Explanation: Almost the same as the first example, 
except we can't omit the first parenthesis pair to break the one-to-one mapping relationship between the input and the output.

解法一

思路

如果忽略题目要求“删除不必要的空括号”的话,这题就是一个经典的二叉树递归解法了,即f(node) = node.value(f(node.left)(f(node.right)))

用代码来表示就是:

def tree2str(node):
    return str(node.val) + '(' + tree2str(node.left) + ')' + '(' + tree2str(node.right) + ')'

现在再来看题目要求“删除不必要的空括号”,照题目的例子,当子树不存在时,即产生空括号(),而当右子树不存在时,产生的空括号就是多余的,而左子树不存在产生的空括号则必须保留(因为当从字符串重建二叉树时,如果二叉树只有一对括号,则一定时左子树)。
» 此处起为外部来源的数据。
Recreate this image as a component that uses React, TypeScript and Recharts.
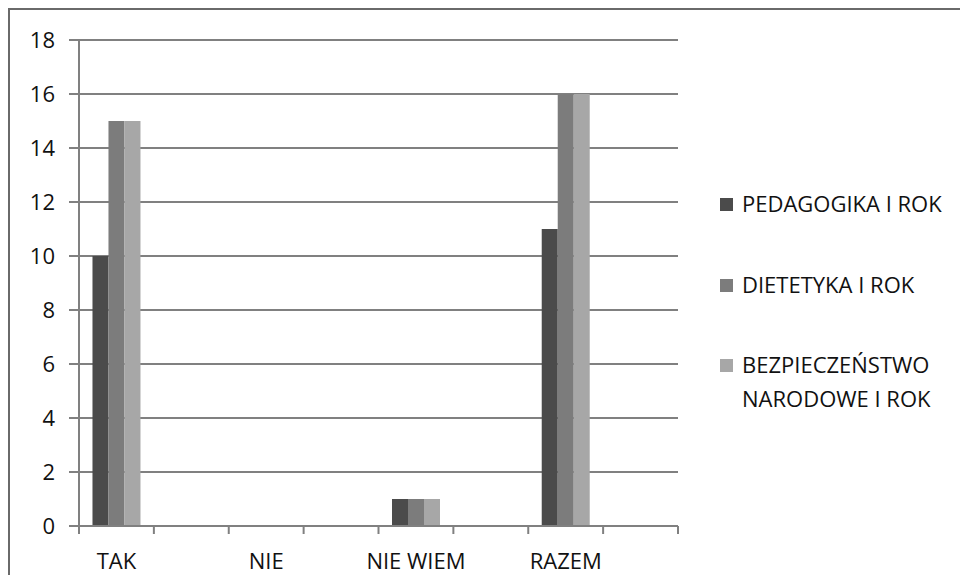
import React from "react";
import { BarChart, Bar, XAxis, YAxis, CartesianGrid, Legend } from "recharts";

const categories = ["TAK", "", "NIE", "", "NIE WIEM", "", "RAZEM", ""];
const pedagogika = [10, null, 0, null, 1, null, 11, null];
const dietetyka = [15, null, 0, null, 1, null, 16, null];
const bezpieczenstwo = [15, null, 0, null, 1, null, 16, null];
const yTicks = [0, 2, 4, 6, 8, 10, 12, 14, 16, 18];

const seriesNames = ["PEDAGOGIKA I ROK", "DIETETYKA I ROK", "BEZPIECZEŃSTWO NARODOWE I ROK"];
const seriesColors = ["#4b4b4b", "#7c7c7c", "#a7a7a7"];

const data = categories.map((c, i) => ({
  idx: i,
  label: c,
  s0: pedagogika[i],
  s1: dietetyka[i],
  s2: bezpieczenstwo[i],
}));

const FONT = "'Open Sans', Lato, sans-serif";
const GRID = "#808080";
const TEXT = "#111111";
const X_TICK_SIZE = 8;
const X_TICK_MARGIN = 19;

const CategoryTick = (props: any) => {
  const { x, y, payload, index, visibleTicksCount, width } = props;
  const count = visibleTicksCount || categories.length;
  const bw = width && count ? width / count : (payload?.offset || 0) * 2;
  const axisY = y - X_TICK_SIZE - X_TICK_MARGIN;
  const left = x - bw / 2;
  const right = x + bw / 2;
  return (
    <g>
      <line x1={left} x2={left} y1={axisY} y2={axisY + X_TICK_SIZE} stroke={GRID} strokeWidth={2} />
      {index === count - 1 && (
        <line x1={right} x2={right} y1={axisY} y2={axisY + X_TICK_SIZE} stroke={GRID} strokeWidth={2} />
      )}
      <text x={x} y={y} dy="0.71em" textAnchor="middle" fill={TEXT} fontSize={22} fontFamily={FONT}>
        {categories[payload.value]}
      </text>
    </g>
  );
};

const LegendContent = () => {
  return (
    <div style={{ fontFamily: FONT, fontSize: 22, color: TEXT, lineHeight: "33.5px" }}>
      {seriesNames.map((n, i) => (
        <div key={n} style={{ display: "flex", alignItems: "flex-start", marginBottom: 47 }}>
          <div style={{ width: 13, height: 13, background: seriesColors[i], marginTop: 11, marginRight: 9, flex: "0 0 auto" }} />
          <div style={{ width: 218 }}>{n}</div>
        </div>
      ))}
    </div>
  );
};

export default function App() {
  return (
    <div style={{ borderTop: "2px solid #6a6a6a", borderLeft: "2px solid #6a6a6a", width: 950, height: 565, background: "#fff" }}>
      <BarChart
        width={950}
        height={565}
        data={data}
        margin={{ top: 30, right: 282, bottom: 4, left: 0 }}
        barCategoryGap="18%"
        barGap={0}
      >
        <CartesianGrid horizontal={true} vertical={false} stroke={GRID} strokeWidth={2} />
        <XAxis
          dataKey="idx"
          type="category"
          interval={0}
          height={45}
          axisLine={{ stroke: GRID, strokeWidth: 2 }}
          tickLine={false}
          tickSize={X_TICK_SIZE}
          tickMargin={X_TICK_MARGIN}
          tick={<CategoryTick />}
        />
        <YAxis
          domain={[0, 18]}
          ticks={yTicks}
          interval={0}
          width={69}
          tickSize={10}
          tickMargin={14}
          axisLine={{ stroke: GRID, strokeWidth: 2 }}
          tickLine={{ stroke: GRID, strokeWidth: 2 }}
          tick={{ fill: TEXT, fontSize: 22, fontFamily: FONT }}
        />
        <Legend
          layout="horizontal"
          align="center"
          verticalAlign="middle"
          content={<LegendContent />}
          wrapperStyle={{ left: 710, top: 177, width: 240 }}
        />
        {seriesNames.map((n, i) => (
          <Bar key={n} dataKey={"s" + i} name={n} fill={seriesColors[i]} isAnimationActive={false} />
        ))}
      </BarChart>
    </div>
  );
}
这个怎么处理呢?无非就是分析左右子树的存在性:

  • 本身为None:返回空字符串。
  • 左右子树都不存在:返回结点值的字符串形式。
  • 左子树不存在而右子树存在:保留左子树的空括号。
  • 左子树存在而右子树不存在:不保留右子树的空括号。
  • 左右子树均存在:正常处理。

Python

class Solution:
    def tree2str(self, t):
        """
        :type t: TreeNode
        :rtype: str
        """
        if not t:
            return ''
        if not t.left and not t.right:
            return str(t.val)
        if not t.left:
            return str(t.val) + '()' + '(' + self.tree2str(t.right) + ')'
        if not t.right:
            return str(t.val) + '(' + self.tree2str(t.left) + ')'
        return str(t.val) + '(' + self.tree2str(t.left) + ')' + '(' + self.tree2str(t.right) + ')'

Java

/**
 * Definition for a binary tree node.
 * public class TreeNode {
 *     int val;
 *     TreeNode left;
 *     TreeNode right;
 *     TreeNode(int x) { val = x; }
 * }
 */
public class Solution {
    public String tree2str(TreeNode t) {
        if (t == null) {
            return "";
        }
        if (t.left == null && t.right == null) {
            return String.valueOf(t.val);
        }
        if (t.left == null) {
            return String.valueOf(t.val) + "()" + "(" + tree2str(t.right) + ")";
        }
        if (t.right == null) {
            return String.valueOf(t.val) + "(" + tree2str(t.left) + ")";
        }
        return String.valueOf(t.val) + "(" + tree2str(t.left) + ")" + "(" + tree2str(t.right) + ")";
    }
}

C++

/**
 * Definition for a binary tree node.
 * struct TreeNode {
 *     int val;
 *     TreeNode *left;
 *     TreeNode *right;
 *     TreeNode(int x) : val(x), left(NULL), right(NULL) {}
 * };
 */
class Solution {
public:
    string tree2str(TreeNode *t) {
        if (t == nullptr) {
            return "";
        }
        if (t->left == nullptr && t->right == nullptr) {
            return to_string(t->val);
        }
        if (t->left == nullptr) {
            return to_string(t->val) + "()" + "(" + tree2str(t->right) + ")";
        }
        if (t->right == nullptr) {
            return to_string(t->val) + "(" + tree2str(t->left) + ")";
        }
        return to_string(t->val) + "(" + tree2str(t->left) + ")" + "(" + tree2str(t->right) + ")";
    }
};